Edwards Lifesciences announced one-year data highlighting the continued outstanding performance of its SAPIEN 3 Ultra RESILIA valve.
Edwards Lifesciences announced one-year data highlighting the continued outstanding performance of its SAPIEN 3 Ultra RESILIA valve
The data were presented at PCR London Valves 2024 and simultaneously published in the Journal of the American College of Cardiology (JACC): Cardiovascular Interventions.

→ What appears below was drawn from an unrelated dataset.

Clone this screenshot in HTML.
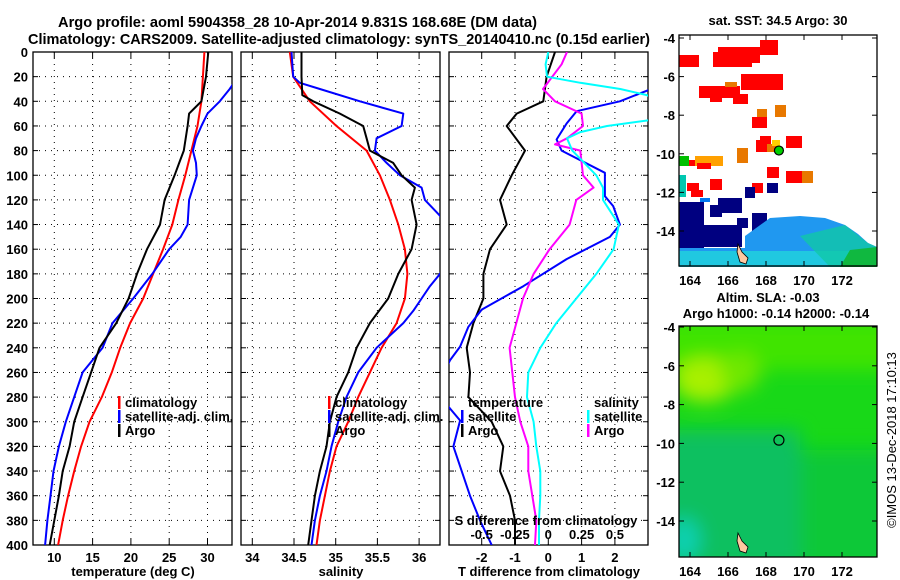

An analysis of data from more than 9,000 propensity-matched patients in the STS/ACC TVT Registry demonstrated that those who received Edwards’ newest generation SAPIEN 3 Ultra RESILIA valve experienced outstanding one-year outcomes that continuously surpassed recipients of the earlier generation SAPIEN 3 and SAPIEN 3 Ultra valves. Patients receiving the SAPIEN 3 Ultra RESILIA valve experienced extremely low mortality, low rates of reintervention, larger effective orifice areas, lower echo-derived gradients across all valve sizes and no paravalvular leak in 84.4% of cases.
“These strong, real-world data continue to demonstrate that patients treated with a SAPIEN valve experience excellent outcomes with rapid recovery and improved quality of life,” said Larry Wood, Edwards’ corporate vice president and group president, transcatheter aortic valve replacement and surgical structural heart. “These data add to the immense body of evidence with multiple years of follow up on the Edwards SAPIEN valve platform and more than 10 years of clinical experience with the RESILIA tissue.”
Patients in the SAPIEN 3 Ultra RESILIA valve cohort, who had an average STS score of 3.6 and average age of 77, experienced meaningful quality of life benefits with a clinically significant average 31-point increase in KCCQ score and one-day length of hospital stay with 93% discharged to their homes.
"This is the first large-population study that showed the latest generation SAPIEN 3 Ultra RESILIA valve results in improved 1-year survival after TAVR versus prior generation valves, given it reduces mild or greater paravalvular leak,” said Gilbert Tang, MD, MSc, MBA, Surgical and Academic Director of the Structural Heart Program for the Mount Sinai Health System and Professor and Vice-Chair of Innovation in Cardiovascular Surgery at the Icahn School of Medicine at Mount Sinai. “This finding particularly affected low surgical risk patients, where the impact would matter more because of their longer life expectancies.”
Citation:Early Clinical Outcomes Associated with the Sapien 3 Ultra Resilia valve Compared to the Sapien3 and Sapien3 ultra valves ; C.T. Stinis. J.M. McCabe.et. al.